Corona Crisis: Conclusion

Corona Crisis: Conclusion

With this short series on possible economic scenarios I wanted to illustrate to you how I think about recent events. First of all it is important to think in terms of scenarios. This helps keeping an open mind and not focus on only one economic outcome. Further, one can assign probabilities to each scenario. Even though there is no way to calculate objective probabilities, assigning probabilities helps to put things into perspective even more. In my personal opinion I would give the scenarios of quick recovery and recession a probability of 45% each leaving a 10% chance to the scenario of a depression. Please note that a depression has by far the lowest probability, but still this scenario is being talked most about in the media.Talking about a depression raises the most attention and gets the most clicks, despite the fact that it is the least likely scenario. 

Implications on Investing

Furthermore I would like to briefly talk about the implications of these scenarios for investing. In my opinion it is prudent to build an investment strategy that takes into account each scenario. For example that means to hold at least 10% to 15% of the portfolio in gold. Gold acts as an insurance and can protect your wealth in a depression. To account for a recession it would normally be prudent to hold a portion of the portfolio in AAA rated government bonds that give you liquidity and have somewhat of a negative correlation to the stock market. However, 0% interest rates and high government debt make government bonds a less attractive investment. An alternative could be to hold some cash instead and/ or go into investment grade rated corporate bonds. At last, to thrive during a quick recovery, it is best to hold stocks. As most investors had stocks before the crash that means not to sell all stocks and also use low prices to buy and thereby lower the average entry price. The different probabilities of the scenarios show themselves in the weighting of each asset class. Because a depression has, in my opinion, the lowest probability I would only invest 10% to 15% into gold (someone who thinks a depression is more likely would invest more into gold). The rest of the portfolio would be distributed into stocks and bonds/ cash, where I would slightly overweight bonds/ cash, because of the higher volatility of stocks.
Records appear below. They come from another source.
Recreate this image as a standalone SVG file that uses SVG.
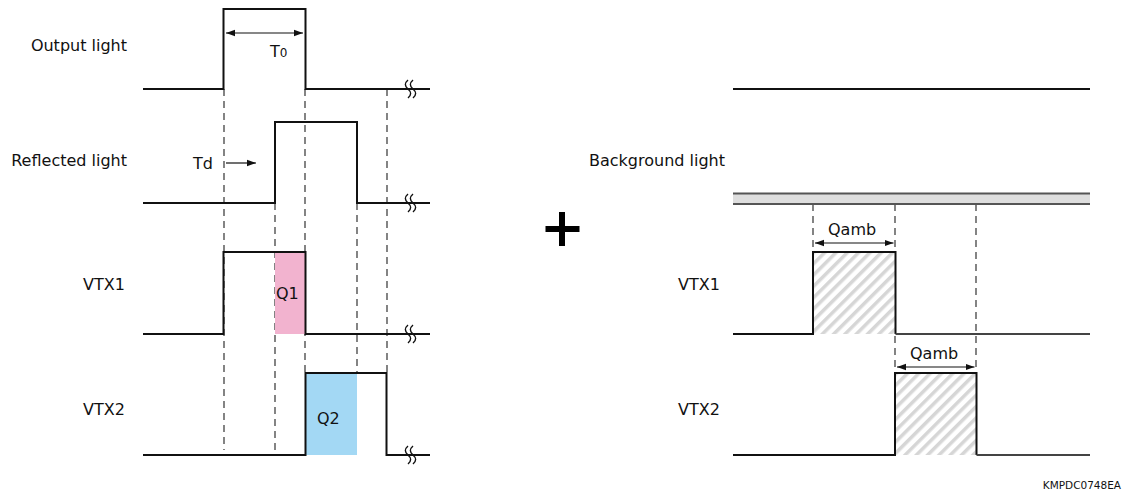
<svg xmlns="http://www.w3.org/2000/svg" width="1135" height="492" viewBox="0 0 1135 492">
<style>
.lbl{font-family:"DejaVu Sans","Liberation Sans",sans-serif;font-size:16px;fill:#111}
.sm{font-family:"DejaVu Sans","Liberation Sans",sans-serif;font-size:10.5px;fill:#111}
.wave{fill:none;stroke:#111;stroke-width:2;stroke-linejoin:miter}
.base{fill:none;stroke:#444;stroke-width:2}
.dash{fill:none;stroke:#333;stroke-width:1.2;stroke-dasharray:7 5}
.brk{fill:none;stroke:#111;stroke-width:1.4}
.arr{fill:none;stroke:#111;stroke-width:1.2}
</style>
<defs>
<marker id="ah" viewBox="0 0 10 10" refX="10" refY="5" markerWidth="9" markerHeight="9" markerUnits="userSpaceOnUse" orient="auto-start-reverse">
<path d="M0,1.5 L10,5 L0,8.5 Z" fill="#111"/>
</marker>
<pattern id="hatch" patternUnits="userSpaceOnUse" width="8" height="8" patternTransform="rotate(45)">
<rect x="0" y="0" width="8" height="8" fill="#fff"/>
<rect x="0" y="0" width="3.5" height="8" fill="#d6d6d6"/>
</pattern>
<g id="brkmark">
<path class="brk" d="M0,-9 C-3.5,-6 -3.5,-3 0,0 C3.5,3 3.5,6 0,9"/>
<path class="brk" d="M5,-9 C1.5,-6 1.5,-3 5,0 C8.5,3 8.5,6 5,9"/>
</g>
</defs>
<rect width="1135" height="492" fill="#fff"/>

<g id="connectors">
<path class="dash" d="M224,89 V450"/>
<path class="dash" d="M275,203 V450"/>
<path class="dash" d="M305,89 V373"/>
<path class="dash" d="M357,203 V373"/>
<path class="dash" d="M387,89 V373"/>
<path class="dash" d="M813,204 V252"/>
<path class="dash" d="M895,204 V373"/>
<path class="dash" d="M976,204 V373"/>
</g>

<g id="output-light">
<text class="lbl" x="127" y="51" text-anchor="end">Output light</text>
<path class="wave" d="M143,89 H223.5 V9 H305.5 V89 H430"/>
<use href="#brkmark" x="408" y="89"/>
<path class="arr" d="M226,33 H303" marker-start="url(#ah)" marker-end="url(#ah)"/>
<text class="lbl" x="270" y="57">T<tspan font-size="12px">0</tspan></text>
</g>

<g id="reflected-light">
<text class="lbl" x="127" y="166" text-anchor="end">Reflected light</text>
<path class="wave" d="M143,203 H275 V122 H357 V203 H430"/>
<use href="#brkmark" x="408" y="203"/>
<text class="lbl" x="193" y="169">Td</text>
<path class="arr" d="M226,163 H256" marker-end="url(#ah)"/>
</g>

<g id="vtx1-left">
<text class="lbl" x="83" y="290">VTX1</text>
<rect x="275" y="252" width="30" height="82" fill="#f2b3cf"/>
<path class="wave" d="M143,334 H223.5 V252 H305.5 V334 H430"/>
<use href="#brkmark" x="408" y="334"/>
<text class="lbl" x="276" y="299">Q1</text>
</g>

<g id="vtx2-left">
<text class="lbl" x="83" y="415">VTX2</text>
<rect x="305" y="373" width="52" height="82" fill="#a3d8f4"/>
<path class="wave" d="M143,455 H305.5 V373 H386.5 V455 H430"/>
<use href="#brkmark" x="408" y="455"/>
<text class="lbl" x="317" y="424">Q2</text>
</g>

<g id="plus">
<rect x="559" y="212" width="6" height="34" fill="#000"/>
<rect x="545.5" y="226" width="34" height="6" fill="#000"/>
</g>

<g id="output-light-right">
<path class="wave" d="M733,89 H1090" stroke="#222"/>
</g>

<g id="background-light">
<text class="lbl" x="725" y="166" text-anchor="end">Background light</text>
<rect x="733" y="193.5" width="357" height="10.5" fill="#dedede"/>
<path d="M733,193.5 H1090 M733,204 H1090" stroke="#555" stroke-width="2" fill="none"/>
</g>

<g id="vtx1-right">
<text class="lbl" x="678" y="290">VTX1</text>
<rect x="813" y="252" width="82.5" height="82" fill="url(#hatch)"/>
<path class="wave" d="M733,334 H813 V252 H895.5 V334"/>
<path class="base" d="M895.5,334 H1090"/>
<path class="arr" d="M815,243 H893.5" marker-start="url(#ah)" marker-end="url(#ah)"/>
<text class="lbl" x="828" y="235">Qamb</text>
</g>

<g id="vtx2-right">
<text class="lbl" x="678" y="415">VTX2</text>
<rect x="895" y="373" width="81.5" height="82" fill="url(#hatch)"/>
<path class="wave" d="M733,455 H895 V373 H976.5 V455"/>
<path class="base" d="M976.5,455 H1090"/>
<path class="arr" d="M897,367 H974.5" marker-start="url(#ah)" marker-end="url(#ah)"/>
<text class="lbl" x="910" y="359">Qamb</text>
</g>

<text class="sm" x="1121" y="489" text-anchor="end">KMPDC0748EA</text>
</svg>
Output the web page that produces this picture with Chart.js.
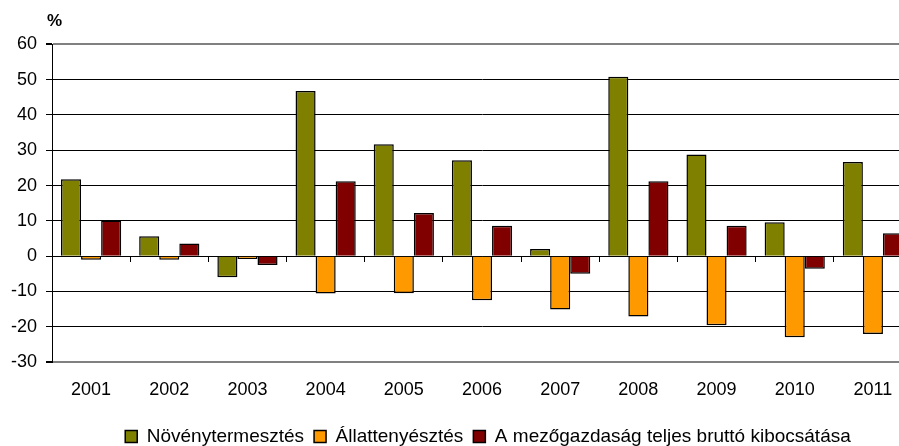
<!DOCTYPE html>
<html>
<head>
<meta charset="utf-8">
<script src="https://cdn.jsdelivr.net/npm/chart.js@4/dist/chart.umd.min.js"></script>
<style>
  html, body { margin: 0; padding: 0; background: #fff; overflow: hidden; }
</style>
</head>
<body>
<canvas id="chartOne" width="914" height="446"></canvas>
<script>
const years = ["2001", "2002", "2003", "2004", "2005", "2006", "2007", "2008", "2009", "2010", "2011"];
const novenyValues = [21.8, 5.6, -6.0, 46.8, 31.7, 27.2, 2.0, 50.8, 28.8, 9.6, 26.7];
const allatValues = [-1.0, -1.0, -0.8, -10.6, -10.5, -12.5, -15.1, -17.1, -19.6, -23.0, -22.1];
const teljesValues = [10.1, 3.6, -2.5, 21.2, 12.2, 8.6, -5.0, 21.2, 8.6, -3.6, 6.5];
const seriesNames = ["Növénytermesztés", "Állattenyésztés", "A mezőgazdaság teljes bruttó kibocsátása"];
const yMin = -30, yMax = 60, yStep = 10;

const font = "'Liberation Sans', Arial, sans-serif";

// nudge legend and the "%" label to where the original puts them
const shiftBoxes = {
  id: "shiftBoxes",
  afterLayout(chart) {
    const lg = chart.legend;
    lg.left += 32;
    lg.right += 32;
    const t = chart.titleBlock;
    t.left += 47;
    t.right += 47;
  }
};

const chartOne = document.getElementById("chartOne");
new Chart(chartOne, {
  type: "bar",
  data: {
    labels: years,
    datasets: [
      { label: seriesNames[0], data: novenyValues, backgroundColor: "#808000", borderColor: "#000", borderWidth: 1.5 },
      { label: seriesNames[1], data: allatValues, backgroundColor: "#FF9900", borderColor: "#000", borderWidth: 1.5 },
      { label: seriesNames[2], data: teljesValues, backgroundColor: "#800000", borderColor: "#000", borderWidth: 1.5 }
    ]
  },
  options: {
    responsive: false,
    animation: false,
    datasets: {
      bar: { categoryPercentage: 0.77, barPercentage: 1.0 }
    },
    layout: { padding: { left: 0, right: 2, top: 0, bottom: -10 } },
    plugins: {
      tooltip: { enabled: false },
      title: {
        display: true,
        text: "%",
        align: "start",
        color: "#000",
        font: { family: font, size: 17, weight: "bold" },
        padding: { top: 11, bottom: 13 }
      },
      legend: {
        position: "bottom",
        labels: {
          color: "#000",
          font: { family: font, size: 19 },
          boxWidth: 12,
          boxHeight: 12,
          padding: 10
        }
      }
    },
    scales: {
      x: {
        grid: { display: false, drawTicks: false },
        border: { display: false },
        ticks: { color: "#000", font: { family: font, size: 18 }, padding: 17 },
        afterFit(scale) { scale.height = 55; }
      },
      x0: {
        type: "category",
        position: { y: 0 },
        offset: true,
        grid: { offset: true, drawOnChartArea: false, drawTicks: true, tickLength: 5, color: "#000", lineWidth: 1 },
        border: { display: true, color: "#000", width: 1 },
        ticks: { display: false }
      },
      y: {
        min: yMin,
        max: yMax,
        ticks: { stepSize: yStep, color: "#000", font: { family: font, size: 18 }, padding: 9 },
        grid: {
          color: (ctx) => (ctx.tick && (ctx.tick.value === yMax || ctx.tick.value === yMin) ? "#808080" : "#000"),
          lineWidth: (ctx) => (ctx.tick && (ctx.tick.value === yMax || ctx.tick.value === yMin) ? 2 : 1),
          tickColor: "#000",
          tickLength: 6
        },
        border: { display: true, color: "#000", width: 1 },
        afterFit(scale) { scale.width = 52; }
      }
    }
  },
  plugins: [shiftBoxes]
});
</script>
</body>
</html>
Finally it is paramount to maintain a positive outlook. Even the worst case of a depression would be mastered within a couple of years. In any case we will master this health crisis and likely enter a new era of prosperity and economic growth.

Economic Scenario 3: Depression

Economic Scenario 3: Depression

This third and last economic scenario is the one of an economic depression. Contrary to a recession, the timeline for a depression is at least several years. It takes this much time of continuous economic contraction until the lowest point is reached and the situation starts to get better. Furthermore a depression is characterized by high unemployment that can be as high as 25% and the passing of many new political programs. For example during the last depression in the US, Franklin D. Roosevelt passed a series of programs, summed up under the term New Deal.

How could a depression play out?

1. Deflation

During a Deflation prices are falling. In a deflationary environment consumers and businesses alike, anticipating prices falling further, bring their spending to a minimum. They prefer holding on to cash, because the same amount can buy more later on. The reason why Deflation is so dangerous is that it can quickly lead to a vicious cycle. Whereas the first decline in prices can be caused by an exogenous shock, consumers and businesses holding on to their cash cause further declining prices even though the shock is already absorbed. Now that prices declined further consumers and businesses will hold on to cash even more and so the vicious cycle ensues. Ultimately this behavior can bring the entire economy to a halt and it will be very difficult to get going again. The Great Depression of the 1930s is an example of an economic depression that was caused by deflation. During this crisis deflation was caused by a collapsing financial sector and bank failures, which ultimately resulted in a depression. 

2. Inflation

There are many examples in history, where economic depression goes hand in hand with (hyper-)inflation. Countries experiencing hyperinflation in present times that come to mind are Zimbabwe and Venezuela. The example I want to discuss further is Germany (Weimarer Republik) in 1923. After the end of World War 1 Germany had to pay massive reparations. Because the entire economy was destroyed and the state was completely broke, the central bank (Reichsbank) had to print large amounts of money. This increase in the supply of money, while at the same time the amount of goods produced was very low, caused one of the biggest hyperinflations ever recorded in a western nation. On June 9th 1923 1$ was equal to 100.000 Reichsmark. Six months later on December 2nd 1$ equaled 4.21 Trillion Reichsmark.¹ Finally there was a monetary reform and a new stabilized currency. The consequence was, that anything people owned in cash or cash equivalents became worthless. 

3. Deflation then Inflation

A further possibility is a depression, that is caused by a combination of deflation and inflation. In such a scenario an exogenous shock would lead to deflation and a collapsing economy. States intervening by printing money in order to stop deflation could then lead to massive inflation in the end.